My morning started off like this:
You know the type of morning…
It’s the one that wakes you up on the wrong side of the bed and sends you plummeting face-first to the floor. The one that sees how tired you’re feeling and chuckles at your silent plea for just 30 more minutes of sleep. The one that makes you wish you had just a minute to yourself so you could put your armor back on and be the person you had every intention of being this morning before that shrill screech pierced the air.
Not even Winston could calm Little Miss this morning.
I rushed through my devotion while Emma screamed, unrelenting, in my ear. She pushed away all attempts to be fed or consoled. Adding insult to injury, my alarm clock began chiming 30 minutes into the chaos, its happy tune a mockery of my attempt to schedule our feeding times. I threw myself a full-scale pity party when I realized that not only was I going to forego a much-needed morning nap but I might actually run out of diapers if I tried to wait until Fred got home from work to venture out. Meanwhile, Emma continued to scream.
Unpreparedness and exhaustion can start to feel a lot like failure when you haven’t the reserves left to see the truth for what it is. The truth being:
- Crying does not equate failure.
- Sometimes you need to experience something (like the rate of diaper consumption) before you can plan for it.
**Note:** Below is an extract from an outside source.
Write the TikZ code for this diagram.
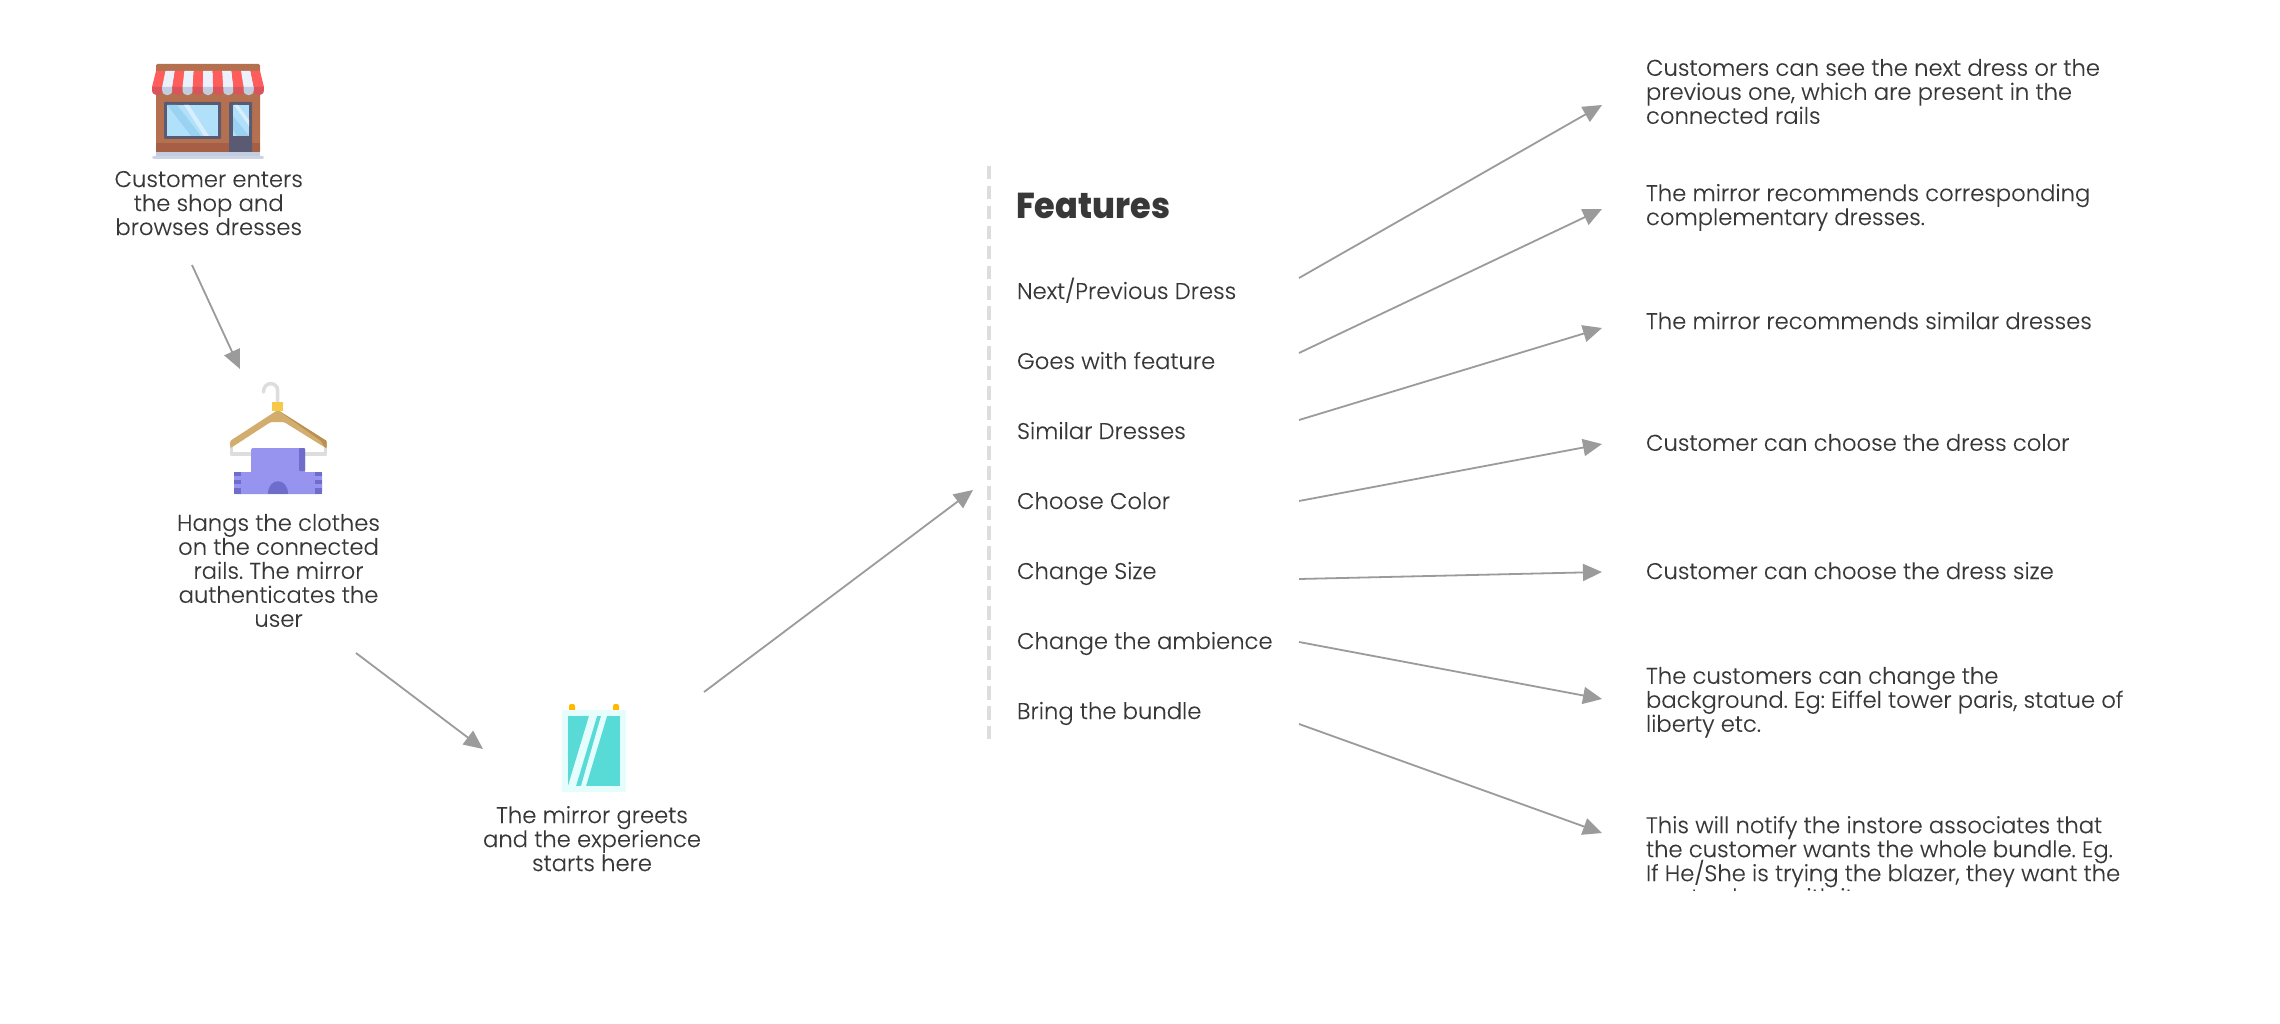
\documentclass[tikz,border=0pt]{standalone}
\usepackage{fontspec}
\usetikzlibrary{arrows.meta}
\setmainfont[FakeBold=0.12]{Poppins Light}
\newfontface\blk[FakeStretch=0.93]{Poppins ExtraBold}
\frenchspacing
\normallineskiplimit=-50pt
\lineskiplimit=-50pt
\definecolor{ink}{HTML}{383838}
\definecolor{arrowgray}{HTML}{9B9B9B}
\definecolor{dashgray}{HTML}{DDDDDD}
\definecolor{brick}{HTML}{B5714F}
\definecolor{brickdk}{HTML}{A65F44}
\definecolor{awnred}{HTML}{FF5C5C}
\definecolor{awnreddk}{HTML}{D9545B}
\definecolor{awnwh}{HTML}{EDF1FB}
\definecolor{awnwhdk}{HTML}{C3CDE1}
\definecolor{frameblue}{HTML}{5A5A72}
\definecolor{glass}{HTML}{B0E0FA}
\definecolor{glassdk}{HTML}{9AD3F2}
\definecolor{wood}{HTML}{D2AD6E}
\definecolor{wooddk}{HTML}{B8904F}
\definecolor{capyel}{HTML}{F7C948}
\definecolor{wire}{HTML}{DDDDDD}
\definecolor{purp}{HTML}{9694EE}
\definecolor{purpdk}{HTML}{6F6DCB}
\definecolor{mirrorfr}{HTML}{E5FDFD}
\definecolor{mirrorin}{HTML}{58DAD6}
\definecolor{peg}{HTML}{FFB900}
\newcommand\fl{\rule{0pt}{16pt}}
\tikzset{
  body/.style={font=\fontsize{22.7}{24}\selectfont, text=ink, inner sep=0pt, outer sep=0pt},
  ctext/.style={body, anchor=north, align=center},
  ltext/.style={body, anchor=north west, align=left},
  feat/.style={body, anchor=base west},
  flow/.style={draw=arrowgray, line width=1.8pt, -{Triangle[length=19pt,width=17pt]}},
}
\begin{document}
\begin{tikzpicture}[x=1pt,y=-1pt]
\useasboundingbox (0,0) rectangle (2280,1024);
\fill[white] (0,0) rectangle (2280,1024);

% store icon
\fill[brick,rounded corners=1.5pt] (156,64) rectangle (260,152);
\fill[brickdk] (156,143) rectangle (260,152);
\fill[awnwhdk] (156,152) rectangle (260,156);
\fill[awnwhdk!85!white,rounded corners=1.5pt] (152,156) rectangle (264,159);
\fill[frameblue,rounded corners=1pt] (164,102) rectangle (221,139);
\fill[glass] (167.3,105) rectangle (217.7,136);
\fill[glassdk] (167.3,105) -- (177,105) -- (201,136) -- (191,136) -- cycle;
\fill[glass!50!white] (184,105) -- (189,105) -- (209,136) -- (204,136) -- cycle;
\fill[frameblue,rounded corners=1pt] (229,102) rectangle (252,152);
\fill[glass] (233,105) rectangle (249,136);
\fill[glassdk] (233,116) -- (249,136) -- (237,136) -- (233,130) -- cycle;
\fill[glass!50!white] (234,105) -- (238,105) -- (249,120) -- (249,126) -- cycle;
\foreach \i [evaluate=\i as \bl using 152+\i*10.18, evaluate=\i as \br using 152+(\i+1)*10.18, evaluate=\i as \tl using 156+\i*9.45, evaluate=\i as \tr using 156+(\i+1)*9.45, evaluate=\i as \k using {int(mod(\i,2))}] in {0,...,10}{
  \ifnum\k=0 \colorlet{awnmain}{awnred}\colorlet{awnlow}{awnreddk}\else\colorlet{awnmain}{awnwh}\colorlet{awnlow}{awnwhdk}\fi
  \fill[awnmain] (\tl,71) -- (\tr,71) -- (\br,87) -- (\bl,87) -- cycle;
  \fill[awnlow] (\bl,87) -- (\br,87) -- (\br,90) .. controls (\br,97) and (\bl,97) .. (\bl,90) -- cycle;
}

% hanger icon
\draw[wire,line width=3.5pt,line cap=round] (277.7,403) -- (277.7,391) .. controls (277.7,381) and (263.5,381) .. (263.5,392);
\draw[wire,line width=3.5pt,line join=round] (231.5,445) -- (231.5,454) -- (325.5,454) -- (325.5,445);
\fill[wood,rounded corners=1.5pt] (277.7,410) -- (230,441) -- (230,447.5) -- (231.5,447.5) -- (270.7,422) -- (284,422) -- (325,447.5) -- (326.7,447.5) -- (326.7,441) -- cycle;
\fill[wooddk] (277.7,410) -- (326.7,441) -- (326.7,447.5) -- (325,447.5) -- (321,441) -- cycle;
\fill[capyel] (272,402) rectangle (283,411);
\fill[purp,rounded corners=1.5pt] (251,448) rectangle (305,480);
\fill[purp,rounded corners=1.5pt] (234,472) rectangle (322,494);
\fill[purpdk,rounded corners=1pt] (299,448) rectangle (305,471);
\fill[purpdk] (234,472) rectangle (241,476);
\fill[purpdk] (234,480) rectangle (241,484);
\fill[purpdk] (234,488) rectangle (241,494);
\fill[purpdk] (315,472) rectangle (322,476);
\fill[purpdk] (315,480) rectangle (322,484);
\fill[purpdk] (315,488) rectangle (322,494);
\fill[purpdk] (268,494) .. controls (268,477) and (288,477) .. (288,494) -- cycle;

% mirror icon
\fill[peg,rounded corners=2pt] (569,704) rectangle (575,712);
\fill[peg,rounded corners=2pt] (613,704) rectangle (619,712);
\fill[mirrorfr] (562,710) rectangle (626,792);
\fill[mirrorin] (568,716) rectangle (620,786);
\fill[mirrorfr] (589,716) -- (597,716) -- (576,786) -- (568,786) -- cycle;
\fill[mirrorfr] (601,716) -- (607,716) -- (586,786) -- (581,786) -- cycle;

% step captions
\node[ctext] (shoptext) at (208.7,171) {\fl Customer enters\\the shop and\\browses dresses};
\node[ctext] (hangtext) at (278.5,514) {\fl Hangs the clothes\\on the connected\\rails. The mirror\\authenticates the\\user};
\node[ctext] (mirrortext) at (592,806) {\fl The mirror greets\\and the experience\\starts here};

% features list
\draw[dashgray,line width=4pt,dash pattern=on 13.5pt off 6.5pt] (989,166) coordinate (dashtop) -- (989,739) coordinate (dashbot);
\node[anchor=base west,inner sep=0pt,text=ink,font=\fontsize{36}{40}\selectfont\blk] (features) at (1016,219) {Features};
\node[feat] (f1) at (1017,299) {Next/Previous Dress};
\node[feat] (f2) at (1017,369) {Goes with feature};
\node[feat] (f3) at (1017,439) {Similar Dresses};
\node[feat] (f4) at (1017,509) {Choose Color};
\node[feat] (f5) at (1017,579) {Change Size};
\node[feat] (f6) at (1017,649) {Change the ambience};
\node[feat] (f7) at (1017,719) {Bring the bundle};

% descriptions
\node[ltext] (d1) at (1646,59) {\fl Customers can see the next dress or the\\previous one, which are present in the\\connected rails};
\node[ltext] (d2) at (1646,184) {\fl The mirror recommends corresponding\\complementary dresses.};
\node[ltext] (d3) at (1646,312) {\fl The mirror recommends similar dresses};
\node[ltext] (d4) at (1646,434) {\fl Customer can choose the dress color};
\node[ltext] (d5) at (1646,562) {\fl Customer can choose the dress size};
\node[ltext] (d6) at (1646,667) {\fl The customers can change the\\background. Eg: Eiffel tower paris, statue of\\liberty etc.};
\begin{scope}
\clip (1600,800) rectangle (2200,890);
\node[ltext] (d7) at (1646,816) {\fl This will notify the instore associates that\\the customer wants the whole bundle. Eg.\\If He/She is trying the blazer, they want the\\pants along with it};
\end{scope}

% connector ends
\coordinate (a1s) at (192,265); \coordinate (a1e) at (240,369);
\coordinate (a2s) at (356,653); \coordinate (a2e) at (483,749);
\coordinate (a3s) at (704,692); \coordinate (a3e) at (973,490);
\foreach \n/\sy/\ey/\ex in {1/278/105/1602,2/353/209/1602,3/420/328/1602,4/501/444/1602,5/579/572/1602,6/642/699/1602,7/724/833/1602}{
  \coordinate (fs\n) at (1299,\sy);
  \coordinate (fe\n) at (\ex,\ey);
  \draw[flow] (fs\n) -- (fe\n);
}
\draw[flow] (a1s) -- (a1e);
\draw[flow] (a2s) -- (a2e);
\draw[flow] (a3s) -- (a3e);
\end{tikzpicture}
\end{document}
The only thing I retained from my devotion this morning is that it contained one of my favorite verses: Isaiah 41:13
“For I am the Lord your God who takes hold of your right hand and says to you, Do not fear; I will help you.”
I’d be lying if I told you that reading that verse in the midst of chaos turned my morning around. Heck, I’d be lying if I told you that I even took the time to reflect on whether or not I had any fears – although it’s clear looking back at my morning that I did! All I knew is that if I accomplished nothing else today, I could say that I read my devotion. Done. Mark something off my list.
Emma eventually settled and I began to feel capable of eating breakfast. And showering. And although I didn’t feel capable enough to go out for more diapers, I put Emma in the car seat because I knew I needed to. And you know what? A miraculous thing happened: I made it to Babies R Us to get diapers without a peep from the back. Emma started to cry when we parked but quickly settled. I found the diapers and purchased them without incident. Feeling encouraged, I headed to Target to get a few mommy items that I’ve had on my list for far too long. Emma slept peacefully as I carted her around the store, spending too much time soaking up the feelings of independence, of normalcy, of courage, hope, glee, joy, blessing, and peace.
I made it through the checkout line and grabbed a Venti Iced Chai from the Starbucks kiosk on my way out the door and my heart began to leap, filled with the type of joy that goes beyond a sleeping child or favorite drink on a sunshine-filled day. I was experiencing the kind of joy that drives right down into the soul of a person and erases all doubt of the morning – a God-granted joy. A God-granted peace.
“Do not fear,” God says. “I will help you.”
It’s just a basic recap of a tired new mom running errands but it is so much more. It’s a story about promise and truth. About little things that become big things. About a day turned on its head for the better.